Le marché du kimono d’occasion est aussi très présent et l’on y trouve beaucoup de diversité, avec des pièces formelles et informelles disponibles à bas prix. En général, ces kimonos étaient plus ou moins haut de gamme il y a 50 ans et leur esthétique est d’ailleurs très marquée « années 70 », mis à part peut-être pour ceux dans des tons unis [17]. Les étalages des marchés aux puces (figure 8) [18] et les cintres des magasins comme Harajuku Chicago ou Miyoshiya sont remplis de ce style de kimonos que l’on achète assez librement, selon sa couleur préférée et son budget. Dans cette section se trouve la niche des kimonos « vintage » datant des années 20, 30 et 40. Des pièces onéreuses du fait de leur rareté et de leurs qualités techniques. Les boutiques comme Konjaku Nishimura (figure 9) contribuent à rendre accessibles ces kimonos inimitables, reflétant la mode éclatante et originale en vogue à ce moment [19], attirant de plus en plus fashionistas et collectionneurs.
- Figure 8. Kimonos présentés sur une table par l’un des marchands lors du marché aux puces tenu au sanctuaire de Kitano Tenmangu, Kyoto. Source : Auteure.
- Figure 9. Kimono de l’ère Taishō avec motif tatewaku aux couleurs modernes, en vente chez Konjaku Nishimura. Source : Konjaku.
Conclusion
Voir de façon la plus panoramique possible le marché du kimono en 2021 montre à quel point ses deux lignes historiques se croisent constamment, offrant une multitude de possibilités.
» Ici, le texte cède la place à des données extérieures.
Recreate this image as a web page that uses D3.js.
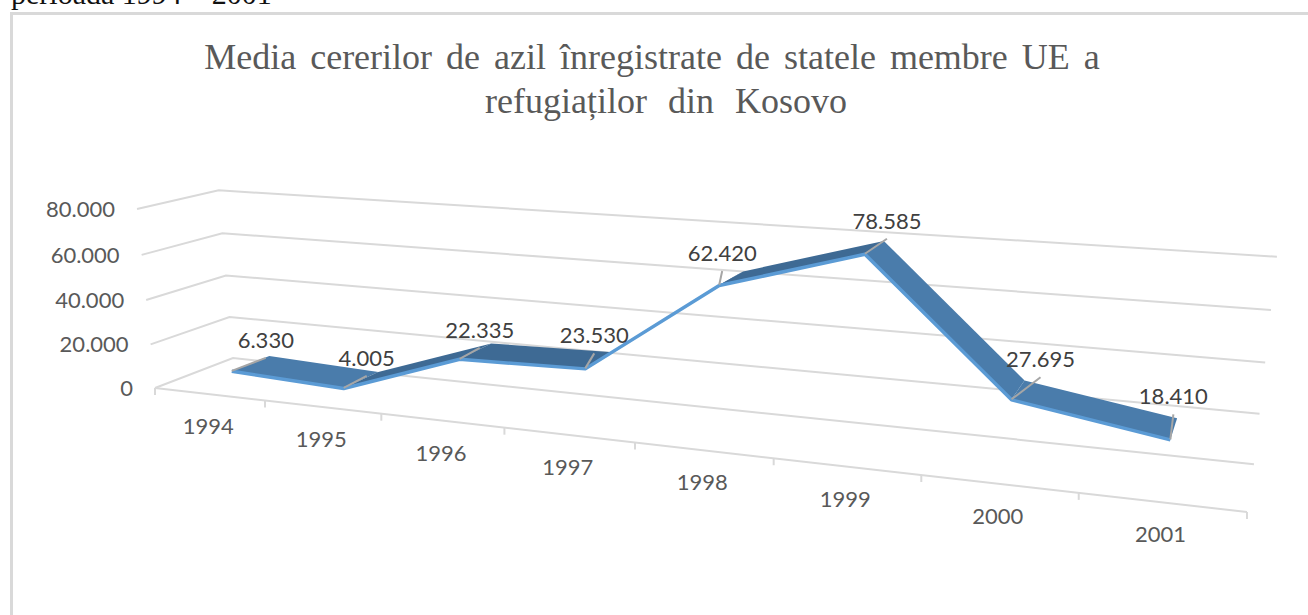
<!DOCTYPE html>
<html lang="ro">
<head>
<meta charset="UTF-8">
<title>Media cererilor de azil</title>
<style>
	* { margin: 0; padding: 0; }
	body { background: #fff; }
	svg { display: block; }
	.title { font-family: "Liberation Serif", serif; font-size: 36px; fill: #595959; text-anchor: middle; }
	.tick { font-family: Lato, sans-serif; font-size: 22px; fill: #595959; }
	.val { font-family: Lato, sans-serif; font-size: 22px; fill: #404040; text-anchor: middle; }
</style>
</head>
<body>
<script src="https://cdn.jsdelivr.net/npm/d3@7"></script>
<script>
	var years = ['1994', '1995', '1996', '1997', '1998', '1999', '2000', '2001'];
	var values = [6330, 4005, 22335, 23530, 62420, 78585, 27695, 18410];
	var valueTicks = [0, 20000, 40000, 60000, 80000];
	var titleLines = ['Media cererilor de azil înregistrate de statele membre UE a', 'refugiaților din Kosovo'];

	// layout only: where each leader line ends, relative to its point
	var leaderDx = [34, 23, 20, 9, 3, 22, 29, 3];
	var leaderDy = [-13, -12, -11, -15, -14, -15, -22, -25];
	var titleWordSpacing = [5, 12];

	var width = 1308, height = 615;
	var svg = d3.select('body').append('svg').attr('width', width).attr('height', height);

	// scales go to unit cube coordinates: u along years, v up, w into the picture
	var uEdge = d3.scaleLinear().domain([0, years.length]).range([0, 1]);
	var uBand = d3.scaleBand().domain(years).range([0, 1]);
	var vScale = d3.scaleLinear().domain([0, 80000]).range([0, 1]);
	var wFront = 0.3, wBack = 0.8;

	// perspective of the 3d box, fitted to its corners in the picture
	function project(u, v, w) {
		var d = 1 - 0.2157 * u - 0.033 * v + 0.071 * w;
		return [
			(155 + 823 * u - 22.5 * v + 94.5 * w) / d,
			(388 + 13.56 * u - 185.9 * v - 4.58 * w) / d
		];
	}
	function uOf(i) { return uBand(years[i]) + uBand.bandwidth() / 2; }
	function pt(i, w) { return project(uOf(i), vScale(values[i]), w); }

	var line = d3.line();
	var grid = '#d9d9d9';

	// page text above the chart, cut by the top edge as in the source
	svg.append('text').attr('x', 11).attr('y', 4)
		.style('font-family', '"Liberation Serif", serif').style('font-size', '30px').style('fill', '#111')
		.text('perioada 1994 – 2001');

	// chart frame: only left and top are visible
	svg.append('path').attr('d', 'M11.5,' + height + 'V13.5H' + width)
		.attr('fill', 'none').attr('stroke', grid).attr('stroke-width', 3);

	svg.selectAll('.title').data(titleLines).enter().append('text')
		.classed('title', true)
		.attr('x', function (d, i) { return i ? 666 : 652; })
		.attr('y', function (d, i) { return 69 + i * 44; })
		.style('word-spacing', function (d, i) { return titleWordSpacing[i] + 'px'; })
		.text(function (d) { return d; });

	// gridlines: front side wall, then back wall
	svg.selectAll('.grid').data(valueTicks).enter().append('path')
		.classed('grid', true)
		.attr('fill', 'none').attr('stroke', grid).attr('stroke-width', 2)
		.attr('d', function (d) {
			var v = vScale(d);
			return line([project(0, v, 0), project(0, v, 1), project(1, v, 1)]);
		});

	// floor front edge and its ticks
	svg.append('path').attr('fill', 'none').attr('stroke', grid).attr('stroke-width', 2)
		.attr('d', line([project(0, 0, 0), project(1, 0, 0)]));
	svg.selectAll('.xtick').data(d3.range(years.length + 1)).enter().append('path')
		.classed('xtick', true)
		.attr('fill', 'none').attr('stroke', grid).attr('stroke-width', 2)
		.attr('d', function (d) {
			var p = project(uEdge(d), 0, 0);
			return line([p, [p[0], p[1] + 7]]);
		});

	// value axis labels
	svg.selectAll('.ytick').data(valueTicks).enter().append('text')
		.classed('tick', true)
		.attr('text-anchor', 'end')
		.attr('x', function (d) { return project(0, vScale(d), 0)[0] - 22; })
		.attr('y', function (d) { return project(0, vScale(d), 0)[1] + 8; })
		.text(function (d) { return d3.format(',')(d).replace(',', '.'); });

	// year labels
	svg.selectAll('.xlabel').data(years).enter().append('text')
		.classed('tick', true)
		.attr('text-anchor', 'middle')
		.attr('x', function (d, i) { return project(uOf(i), 0, 0)[0] - 1; })
		.attr('y', function (d, i) { return project(uOf(i), 0, 0)[1] + 40; })
		.text(function (d) { return d; });

	// ribbon segments, darker where the line climbs
	svg.selectAll('.seg').data(d3.range(years.length - 1)).enter().append('path')
		.classed('seg', true)
		.attr('fill', function (i) { return values[i + 1] > values[i] ? '#3e6a94' : '#4a7cab'; })
		.attr('d', function (i) {
			return line([pt(i, wFront), pt(i + 1, wFront), pt(i + 1, wBack), pt(i, wBack)]) + 'Z';
		});

	// light front edge
	svg.append('path').attr('fill', 'none').attr('stroke', '#5b9bd5').attr('stroke-width', 3.5)
		.attr('stroke-linejoin', 'round')
		.attr('d', line(years.map(function (d, i) {
			var p = pt(i, wFront);
			return [p[0], p[1] + 0.5];
		})));

	// leaders and value labels
	svg.selectAll('.leader').data(d3.range(years.length)).enter().append('path')
		.classed('leader', true)
		.attr('fill', 'none').attr('stroke', '#a6a6a6').attr('stroke-width', 2)
		.attr('d', function (i) {
			var p = pt(i, wFront);
			return line([p, [p[0] + leaderDx[i], p[1] + leaderDy[i]]]);
		});
	svg.selectAll('.val').data(d3.range(years.length)).enter().append('text')
		.classed('val', true)
		.attr('x', function (i) { return pt(i, wFront)[0] + leaderDx[i]; })
		.attr('y', function (i) { return pt(i, wFront)[1] + leaderDy[i] - 10; })
		.text(function (i) { return d3.format(',')(values[i]).replace(',', '.'); });
</script>
</body>
</html>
Ces modulations sont riches de sens en termes de design, mais également d’usage, d’offre et de demande : désormais on n’achète plus tellement un kimono pour remplir une fonction, un devoir, mais pour le plaisir, comme un vêtement « occidental ». En cela, le kimono ne saurait être réduit à une seule catégorie, à une seule utilisation [20], et étudier toutes ses nuances est primordial afin qu’il continue d’être porté par les générations présentes et futures, en fonction de leurs goûts plus que par obligation.
Prendre en compte toutes ces dimensions permet aussi d’apporter des débuts de réponses aux questions posées dans le monde de la mode en général, notamment : « Pourquoi et comment casser les codes ? », « Que faire des dynamiques impulsées par l’industrie du luxe, la ‘slow’ et la ‘fast’ fashion ? », « Kimono et appropriation culturelle : vrai ou faux débat ? ». Après ce tour d’horizon, on peut donc constater que le kimono a une place tout à fait légitime dans ces débats, ne serait-ce que pour illustrer comment les pratiques vestimentaires dites « traditionnelles » intègrent et interrogent les notions de mode, de cyclicité et de modernité.